● The request:
Leave out the pictures and retype only the lines from the opening line to the line that holds "import plotly.graph_objects as go", both ends included.

═══ Supplied material ═══

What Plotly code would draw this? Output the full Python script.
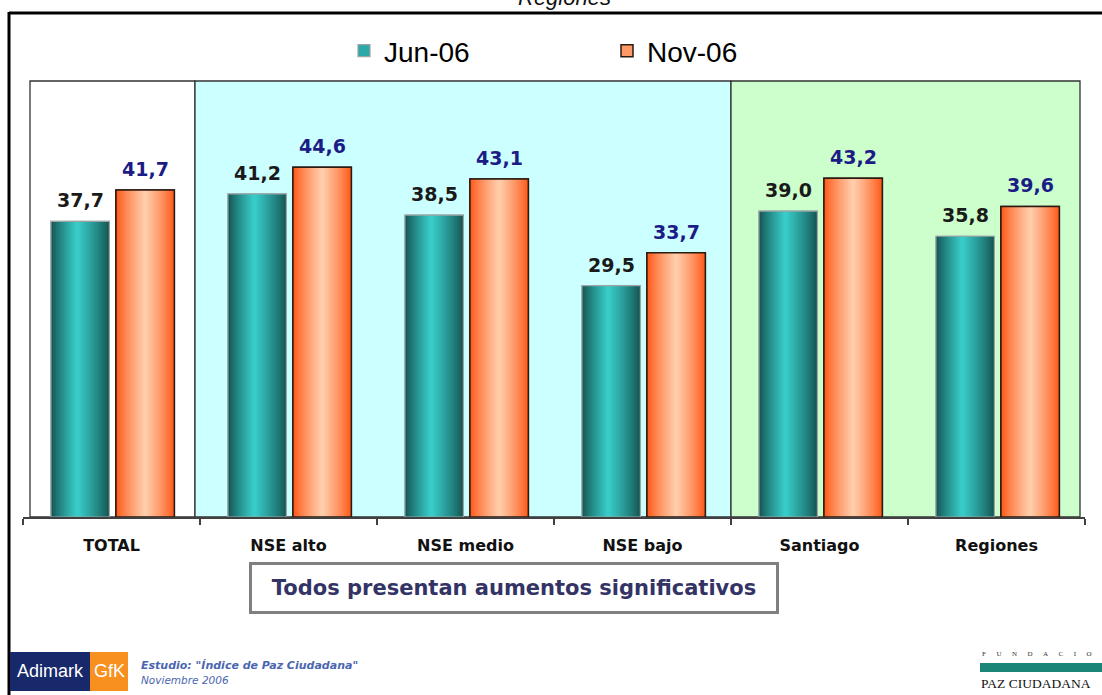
import plotly.graph_objects as go

# ---------------- data ----------------
categories = ["TOTAL", "NSE alto", "NSE medio", "NSE bajo", "Santiago", "Regiones"]
jun_06 = [37.7, 41.2, 38.5, 29.5, 39.0, 35.8]
nov_06 = [41.7, 44.6, 43.1, 33.7, 43.2, 39.6]
series_names = ["Jun-06", "Nov-06"]

# ---------------- layout geometry (pixels) ----------------
W_FIG, H_FIG = 1102, 695
L, R, T, B = 23, 17, 81, 178
PW = W_FIG - L - R
PH = H_FIG - T - B
CAT_PX = PW / len(categories)


def px_x(p):
    """screen pixel x -> paper x"""
    return (p - L) / PW


def px_y(p):
    """screen pixel y -> paper y"""
    return (H_FIG - B - p) / PH


def hex2rgb(h):
    h = h.lstrip("#")
    return tuple(int(h[i:i + 2], 16) for i in (0, 2, 4))


def mix(c1, c2, t):
    a, b = hex2rgb(c1), hex2rgb(c2)
    return "rgb(%d,%d,%d)" % tuple(round(a[i] + (b[i] - a[i]) * t) for i in range(3))


def fmt(v):
    return ("%.1f" % v).replace(".", ",")


BAR_W = 0.33
styles = [
    dict(name=series_names[0], values=jun_06, off=-0.342, dark="#155654", light="#3ad2ce",
         mid="#2aa9a6", h=0.45, line="#9aa6a6", lw=1.2, label="#1a1a1a"),
    dict(name=series_names[1], values=nov_06, off=0.025, dark="#ff5a1a", light="#ffd3b2",
         mid="#ff9a66", h=0.5, line="#2a1a10", lw=1.5, label="#1c1c86"),
]

fig = go.Figure()
N_STRIPES = 16
for st in styles:
    # legend / base trace
    fig.add_trace(go.Bar(
        x=categories, y=st["values"], name=st["name"], offset=st["off"], width=BAR_W,
        marker=dict(color=st["mid"], line=dict(color=st["line"], width=st["lw"])),
        hoverinfo="skip", showlegend=True,
    ))
    # gradient stripes
    for k in range(N_STRIPES):
        s = k / N_STRIPES
        fig.add_trace(go.Bar(
            x=categories, y=st["values"], offset=st["off"] + BAR_W * st["h"] * s,
            width=BAR_W * (1 - s),
            marker=dict(color=mix(st["dark"], st["light"], s ** 0.85), line=dict(width=0)),
            hoverinfo="skip", showlegend=False,
        ))
    # outline
    fig.add_trace(go.Bar(
        x=categories, y=st["values"], offset=st["off"], width=BAR_W,
        marker=dict(color="rgba(0,0,0,0)", line=dict(color=st["line"], width=st["lw"])),
        hoverinfo="skip", showlegend=False,
    ))

annotations = []
for st in styles:
    xs = (st["off"] + BAR_W / 2) * CAT_PX
    for c, v in zip(categories, st["values"]):
        annotations.append(dict(
            x=c, y=v, xref="x", yref="y", text="<b>%s</b>" % fmt(v), showarrow=False,
            xshift=xs, yshift=8, yanchor="bottom",
            font=dict(family="DejaVu Sans", size=19, color=st["label"]),
        ))

# boxed note
annotations.append(dict(
    x=px_x(514), y=px_y(588), xref="paper", yref="paper", showarrow=False,
    text="<b>Todos presentan aumentos significativos</b>",
    font=dict(family="DejaVu Sans", size=21, color="#333366"),
    bordercolor="#808080", borderwidth=3, borderpad=6, bgcolor="white",
    width=512, height=34, xanchor="center", yanchor="middle",
))
# cut-off title at the very top
annotations.append(dict(
    x=px_x(564), y=px_y(11), xref="paper", yref="paper", showarrow=False,
    text="<i>Regiones</i>", font=dict(family="Liberation Sans", size=22, color="#111111"),
    xanchor="center", yanchor="bottom", borderpad=0,
))
NB = "&nbsp;" * 6
# footer logos / text
annotations += [
    dict(x=px_x(50), y=px_y(671), xref="paper", yref="paper", showarrow=False,
         text="Adimark", font=dict(family="Liberation Sans", size=18, color="white"),
         xanchor="center", yanchor="middle"),
    dict(x=px_x(109), y=px_y(671), xref="paper", yref="paper", showarrow=False,
         text="GfK", font=dict(family="Liberation Sans", size=18, color="white"),
         xanchor="center", yanchor="middle"),
    dict(x=px_x(139), y=px_y(665), xref="paper", yref="paper", showarrow=False,
         text="<b><i>Estudio: \"Índice de Paz Ciudadana\"</i></b>",
         font=dict(family="DejaVu Sans", size=11, color="#4a66b0"),
         xanchor="left", yanchor="middle"),
    dict(x=px_x(139), y=px_y(680), xref="paper", yref="paper", showarrow=False,
         text="<i>Noviembre 2006</i>",
         font=dict(family="DejaVu Sans", size=10.5, color="#4a66b0"),
         xanchor="left", yanchor="middle"),
    dict(x=px_x(980), y=px_y(654), xref="paper", yref="paper", showarrow=False,
         text=NB.join("FUNDACIO"),
         font=dict(family="Liberation Serif", size=7, color="#333333"),
         xanchor="left", yanchor="middle"),
    dict(x=px_x(979), y=px_y(683), xref="paper", yref="paper", showarrow=False,
         text="PAZ CIUDADANA",
         font=dict(family="Liberation Serif", size=13.5, color="#111111"),
         xanchor="left", yanchor="middle"),
]

shapes = [
    # background panels
    dict(type="rect", xref="paper", yref="paper", x0=px_x(30), x1=px_x(195), y0=0, y1=1,
         fillcolor="white", line=dict(color="#333333", width=1.3), layer="below"),
    dict(type="rect", xref="paper", yref="paper", x0=px_x(195), x1=px_x(731), y0=0, y1=1,
         fillcolor="#ccffff", line=dict(color="#333333", width=1.3), layer="below"),
    dict(type="rect", xref="paper", yref="paper", x0=px_x(731), x1=px_x(1080), y0=0, y1=1,
         fillcolor="#ccffcc", line=dict(color="#333333", width=1.3), layer="below"),
    # outer frame
    dict(type="line", xref="paper", yref="paper", x0=px_x(9), x1=px_x(1110),
         y0=px_y(13), y1=px_y(13), line=dict(color="black", width=3)),
    dict(type="line", xref="paper", yref="paper", x0=px_x(9), x1=px_x(9),
         y0=px_y(12), y1=px_y(700), line=dict(color="black", width=3)),
    # Adimark GfK logo
    dict(type="rect", xref="paper", yref="paper", x0=px_x(10), x1=px_x(90),
         y0=px_y(691), y1=px_y(652), fillcolor="#17296b", line=dict(width=0)),
    dict(type="rect", xref="paper", yref="paper", x0=px_x(90), x1=px_x(128),
         y0=px_y(691), y1=px_y(652), fillcolor="#f7901e", line=dict(width=0)),
    # Fundacion bar
    dict(type="rect", xref="paper", yref="paper", x0=px_x(980), x1=px_x(1110),
         y0=px_y(672), y1=px_y(663), fillcolor="#1b8577", line=dict(width=0)),
]

fig.update_layout(
    width=W_FIG, height=H_FIG,
    margin=dict(l=L, r=R, t=T, b=B, pad=0),
    paper_bgcolor="white", plot_bgcolor="white",
    barmode="overlay",
    showlegend=True,
    legend=dict(orientation="h", x=px_x(344), y=px_y(51), xanchor="left", yanchor="middle",
                font=dict(family="Liberation Sans", size=28, color="black"),
                entrywidth=218, entrywidthmode="pixels", bgcolor="rgba(0,0,0,0)",
                itemclick=False, itemdoubleclick=False),
    xaxis=dict(type="category", range=[-0.5, len(categories) - 0.5], showgrid=False,
               showline=True, linecolor="#404040", linewidth=1.5,
               ticks="outside", ticklen=6, tickcolor="#404040", tickwidth=1.5,
               tickson="boundaries", ticklabelstandoff=13,
               tickfont=dict(family="DejaVu Sans", size=16, color="#111111", weight="bold"),
               fixedrange=True),
    yaxis=dict(range=[0, 55.6], visible=False, showgrid=False, fixedrange=True),
    shapes=shapes,
    annotations=annotations,
)

# remove the default 8px page margin so the figure fills the window exactly
fig.write_html("out.html", config={"displayModeBar": False},
               post_script="document.body.style.margin='0';document.body.style.overflow='hidden';")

═══

● Solution for this task:
What Plotly code would draw this? Output the full Python script.
import plotly.graph_objects as go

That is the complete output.